Many people are afraid of speaking in public. On the list of common phobias, it ranks right up there with fear of spiders, heights and small spaces. The fear can produce a number of effects ranging from sweaty palms and slight nervousness to a pounding heart and paralyzing panic, but it can be overcome with persistence and preparation.
Don't let your nerves stand in the way of making a speech in public. Instead, follow these tips to become a more confident speaker.
Know Your Material
Speaking about a topic you are interested in and understand well is far easier than winging it with new information. Learn as much as you can about your subject so that if you get off track or make a mistake, you can rely on your knowledge to bring you back into focus quickly.
Practice, Practice, Practice!
Run through your complete presentation as often as you can. Practice in the shower, on your daily commute, in front of friends and family and in front of a mirror. Record yourself with a video camera so you can find opportunities for improvement, or make a voice recording that you can listen to throughout the day to refresh your memory. The more you practice, see and hear your presentation, the better.
Know the Room
Check out the presentation space before you speak.
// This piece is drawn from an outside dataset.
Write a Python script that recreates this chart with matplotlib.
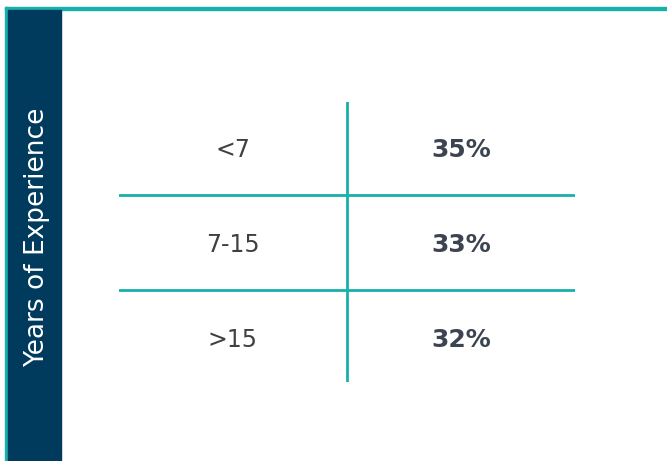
# Years of experience table
import matplotlib.pyplot as plt
from matplotlib.patches import Rectangle

categories = ["<7", "7-15", ">15"]
shares = [35, 33, 32]
side_title = "Years of Experience"

teal = "#17b0aa"
navy = "#003a5d"

W, H = 667, 461
fig = plt.figure(figsize=(W / 100, H / 100), dpi=100)
fig.patch.set_facecolor("white")

# frame: teal top and left edges, navy side band
fig.patches.append(Rectangle((5 / W, 0), 3 / W, (H - 7) / H, transform=fig.transFigure,
                             color=teal, zorder=1))
fig.patches.append(Rectangle((5 / W, (H - 10) / H), (W - 5) / W, 3 / H,
                             transform=fig.transFigure, color=teal, zorder=1))
fig.patches.append(Rectangle((8 / W, 0), 53 / W, (H - 10) / H, transform=fig.transFigure,
                             color=navy, zorder=2))
fig.text(37 / W, 1 - 237 / H, side_title, rotation=90, color="white",
         fontsize=19, ha="center", va="center")

# table area (rows centred on 0, 1, 2)
ax = fig.add_axes([119 / W, 1 - 382 / H, (575 - 119) / W, (382 - 102) / H])
ax.set_xlim(0, 2)
ax.set_ylim(2.45, -0.495)
ax.axis("off")

ax.axvline(1, color=teal, lw=2)
for i in range(len(categories) - 1):
    ax.axhline(i + 0.485, color=teal, lw=2)

for i, (cat, val) in enumerate(zip(categories, shares)):
    ax.text(0.5, i + 0.01, cat, ha="center", va="center", fontsize=17, color="#404040")
    ax.text(1.5, i + 0.01, f"{val}%", ha="center", va="center", fontsize=18,
            fontweight="bold", color="#3b4450")

fig.savefig("out.png", dpi=100)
If possible, arrive early to scope out the stage or speaking area, make sure the audio/visual system is working and practice using the microphone.
Remember to Breathe
Deep breathing before your presentation can be very calming. Before you step up to the podium, take a few deep, slow breaths to ease your nerves.
Focus on Your Material
The audience is more interested in your information, not your delivery. Remember that they are rooting for you to succeed, and they won't judge you for being nervous. In fact, they likely won't even notice any mistakes you make. Take a cue from them and stay focused on your material, not the way you are presenting it.
Don't Memorize, but Don't Read Either
A presentation is not a theater performance, and it is not a reading either. If you memorize your entire speech word-for-word and forget a section, you'll feel flustered and struggle to find the right words to bring yourself back on track. If you have the entire thing written out, the temptation to read may be too strong to avoid. Find a happy medium between the two by memorizing key points and writing down an outline of your presentation. You'll come off as a more natural speaker and be less likely to make mistakes.